There is no record of the transaction being carried out in cash. Hence, the buyer does not pay a stamp duty on that part of the transaction and the seller does not pay a capital gains tax. The cash that is paid, is in high denomination notes. Hence, high denomination notes facilitate a black economy transaction on which taxes are not paid.
Further, individuals keep a part of the black money they have earned, in the form of high denomination notes. Demonetisation was supposed to hurt them by rendering the Rs 500 and Rs 1,000 notes useless overnight. That hasn’t happened. But we will not get into that.
The idea that high denomination notes facilitate the black economy is well accepted internationally. Take the case of the United States.
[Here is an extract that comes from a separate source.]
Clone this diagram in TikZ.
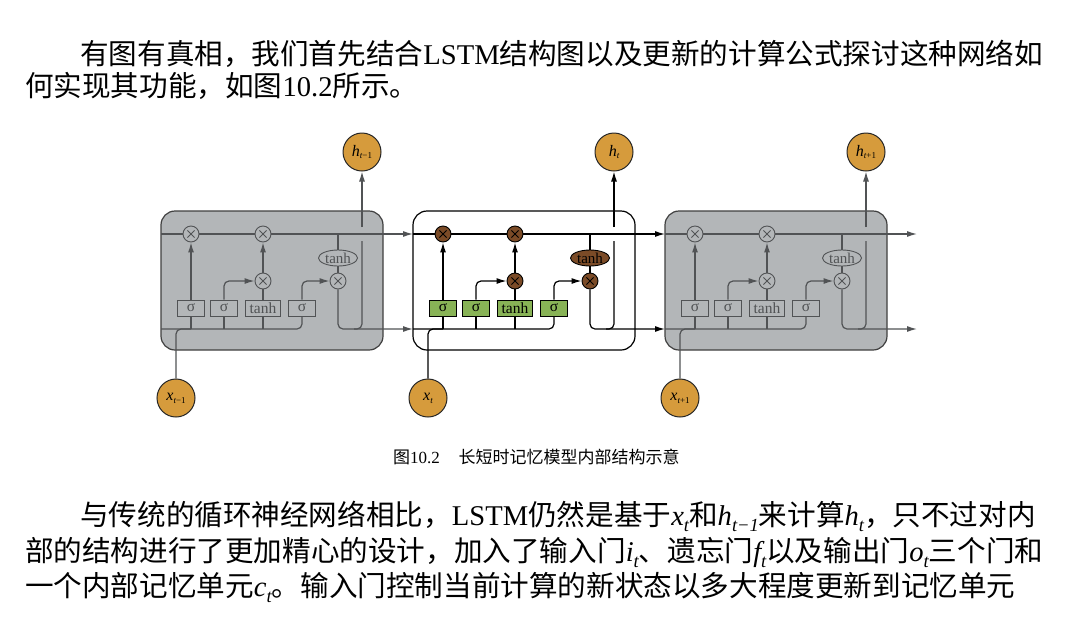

The highest denomination note is $100. In Britain, the highest denomination note is £ 50. Hence, the highest denomination note in United States is 100 times the lowest denomination note of $1. In Britain, it is 50 times. In India, up until demonetisation happened, the highest denomination note was Rs 1,000, which was 1,000 times in value the lowest denomination note of Re 1.
Given this, one would have appreciated the decision to demonetise Rs 500 and Rs 1,000 notes, if a new note of Rs 2,000 wouldn’t have been issued. If Rs 500 and Rs 1,000 were facilitating black market transactions, so will Rs 2,000.
As on November 8, 2016, 685.80 crore Rs 1,000 notes were in circulation. These notes have been replaced by the Rs 2,000 note. As on November 8, 2016, the RBI had printed and kept around 247 crore Rs 2,000 notes in its kitty. Since then it would have printed more. 247 crore Rs 2,000 notes can replace 494 crore Rs 1,000 notes. It is safe to say that more than 72 per cent of the Rs 1,000 notes have already been replaced by Rs 2,000 notes.
Now these notes can be used for facilitating the black economy transactions like Rs 1,000 notes were. So, what is the way out of this? Some economic commentators have suggested that in the time to come the Rs 2,000 note should be demonetised as well. As we have come to know by now demonetisation is very disruptive.
The best way to go about this is to phase out Rs 2,000 notes gradually. This idea has been suggested by the economist Kenneth Rogoff in his new book The Curse of Cash in a different context. Paper money has a limited shelf life. As Rs 2,000 notes run through their lifecycle, they need to be replaced by Rs 500 notes and not by new Rs 2,000 notes.
This won’t happen overnight and will take time. Meanwhile, the government, unlike this time around, can be ready for it, and print enough Rs 500 notes in advance. It will take four 500 rupee notes to replace a Rs 2,000 note. Over a period of few years, the Rs 2,000 notes can be replaced by Rs 500.
Of course, all this is subject to the condition that the government genuinely wants to attack black money and not just talk about it.